Salci non è solo un borgo abbandonato, ma un luogo che ancora oggi racconta la sua storia a chi sa ascoltarlo. Situato su una solitaria collina tra Umbria, Toscana e Lazio, a pochi chilometri da Città della Pieve, questo antico borgo fortificato porta con sé il fascino di un passato glorioso e la malinconia di un presente sospeso nel tempo.

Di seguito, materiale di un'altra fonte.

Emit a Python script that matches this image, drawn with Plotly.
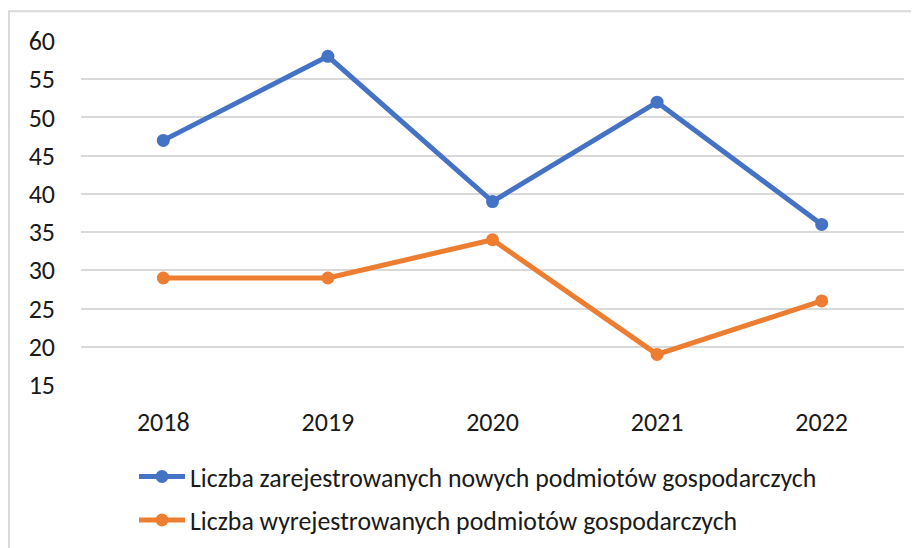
import plotly.graph_objects as go

# ---- data ----------------------------------------------------------------
YEARS = ["2018", "2019", "2020", "2021", "2022"]
REGISTERED = [47, 58, 39, 52, 36]
DEREGISTERED = [29, 29, 34, 19, 26]
NAME_REG = "Liczba zarejestrowanych nowych podmiotów gospodarczych"
NAME_DEREG = "Liczba wyrejestrowanych podmiotów gospodarczych"

BLUE, ORANGE, GRID = "#4472C4", "#ED7D31", "#D9D9D9"
FONT = "Calibri, Carlito, Lato, sans-serif"

# page body adds an 8px offset, so positions below are in figure pixels
W, H = 919, 548
L, R, T, B = 73, 23, 33, 167
pw, ph = W - L - R, H - T - B


def px_x(x):
    return (x - L) / pw


def px_y(y):
    return 1 - (y - T) / ph


fig = go.Figure()
for name, vals, col, grp in [(NAME_REG, REGISTERED, BLUE, "a"),
                             (NAME_DEREG, DEREGISTERED, ORANGE, "b")]:
    fig.add_trace(go.Scatter(
        x=YEARS, y=vals, name=name, mode="lines+markers", legendgroup=grp,
        line=dict(color=col, width=5), marker=dict(color=col, size=13)))

# chart border (cropped on the right and bottom)
fig.add_shape(type="rect", xref="paper", yref="paper",
              x0=px_x(1), x1=px_x(940), y0=px_y(570), y1=px_y(3),
              line=dict(color=GRID, width=2), fillcolor="rgba(0,0,0,0)")

fig.update_layout(
    width=W, height=H, margin=dict(l=L, r=R, t=T, b=B),
    paper_bgcolor="white", plot_bgcolor="white",
    font=dict(family=FONT, size=26, color="#1a1a1a"),
    showlegend=True,
    legend=dict(orientation="v", x=px_x(126), y=px_y(450), xanchor="left", yanchor="top",
                font=dict(size=25.8), itemwidth=46, tracegroupgap=7,
                bgcolor="rgba(0,0,0,0)"),
)
fig.update_xaxes(type="category", range=[-0.5, 4.5], showgrid=False, showline=False,
                 zeroline=False, ticks="", ticklabelstandoff=19)
fig.update_yaxes(range=[15, 60], dtick=5, tick0=15, showgrid=True, gridcolor=GRID,
                 gridwidth=1.5, zeroline=False, showline=False, ticks="",
                 ticklabelstandoff=25)

fig.write_html("out.html")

Un tempo cuore pulsante di commerci e incontri, il borgo di Salci sorse nel XIV secolo per volontà della famiglia Bandini e divenne, nel 1568, un vero e proprio ducato su investitura di Papa Pio V. Con le sue mura possenti e le due corti interne, il borgo godeva di privilegi feudali unici: una guarnigione militare indipendente, il diritto di imporre tributi e pedaggi, di autorizzare mercati e perfino di battere moneta propria. La sua posizione strategica, al crocevia tra Orvieto, Siena e Chiusi, lo rese punto di passaggio per mercanti e pellegrini diretti a Roma lungo la Via Francigena, ma anche rifugio per contrabbandieri e ricercati, che qui trovavano una momentanea salvezza.
Il tempo, però, non è stato clemente con Salci. Dopo secoli di splendore, la sua popolazione iniziò a ridursi nella seconda metà del Novecento. Gli ultimi residenti ricordano con commozione, ancora oggi, una quotidianità scandita da ritmi lenti e semplici piaceri. “Io abitavo in piazza Crescenzi, appena dentro dall’arco sulla destra“, racconta Simonetta Grillo, ricordando con nostalgia il tessuto vivo di un paese che ora esiste solo nei ricordi. La stessa piazza che vide i natali di Achille Piazzai, commemorato dalla targa in marmo come “costruttore delle più veloci navi del mondo della prima metà del sec XX“. Ingegnere navale, per l’Ansaldo progettò diversi transatlantici, fra cui il celebre Rex, orgoglio della Marina italiana del tempo, ricordato anche da Fellini in Amarcord.
Simonetta Grillo, che ha vissuto a Salci fino al 1973, ricorda: “Non avevamo molto, ma con poco ci divertivamo. Le donne lavoravano a maglia, i bambini giocavano sotto l’ombra degli alberi e le serate si trascorrevano raccontando storie sul ‘trave’, scambiandosi confidenze e sorrisi“.
Salci era un borgo autosufficiente, un piccolo universo dove ogni famiglia aveva il suo ruolo e ogni bottega era il cuore pulsante della comunità. C’era il falegname, il fabbro, il negozio di alimentari, la macelleria, la posta, lo studio medico e l’osteria, gestiti dalle stesse famiglie che l’abitavano, oltre ad una grande tenuta che dava lavoro a tantissimi contadini. Luoghi non solo di commercio ma di incontro, di scambio, di appartenenza.
Fino alla metà degli anni Sessanta, Salci era ancora una vivace cittadina autosufficiente, animata da circa 300 persone. Ma gli anni Settanta portarono con sé il declino. Lentamente, le famiglie iniziarono a lasciare il borgo, attirate da nuove opportunità o costrette da circostanze più grandi di loro. “Ha iniziato a spopolarsi tra il 1970 e il 1971, e poi tanti furono costretti ad andarsene dal nuovo proprietario“, racconta Simonetta.
Nel 1998, con la morte dell’ultimo residente, l’anziano parroco don Pietro Calzoni, Salci restò definitivamente senza abitanti. Il borgo che aveva visto passare pellegrini, mercanti e persino Giuseppe Garibaldi in fuga dopo la caduta della Repubblica Romana, si ritrovò solo, testimone silenzioso di un passato glorioso.
Oggi, attraversando la polverosa strada che porta al borgo, si viene accolti dalla maestosa Porta d’Orvieto, una torre quadrata merlata che ancora conserva lo stemma dei Bonelli, ultimi signori di Salci. Al suo interno, il tempo sembra essersi fermato: le case in pietra raccontano di un’epoca passata, le finestre sbarrate nascondono storie di vite lontane, la chiesa di San Leonardo di Noblac, pur inaccessibile, resta un simbolo della fede che qui ha accompagnato intere generazioni. Da qui partiva un passaggio sopraelevato, la Loggia degli Spiriti, un corridoio coperto che collegava il palazzo ducale direttamente alla chiesa.
Eppure, nonostante l’abbandono, il borgo di Salci non è stato dimenticato. Negli anni, molte sono state le voci che si sono levate in sua difesa. Tra queste, quella del comitato “Salviamo Salci”, nato per ridare vita a questo luogo incantato, e quella di Carlo Verdone, che nel 2012 lo segnalò al FAI per il progetto “I Luoghi del Cuore”. Ma le speranze di recupero restano sospese, proprio come il destino del borgo stesso.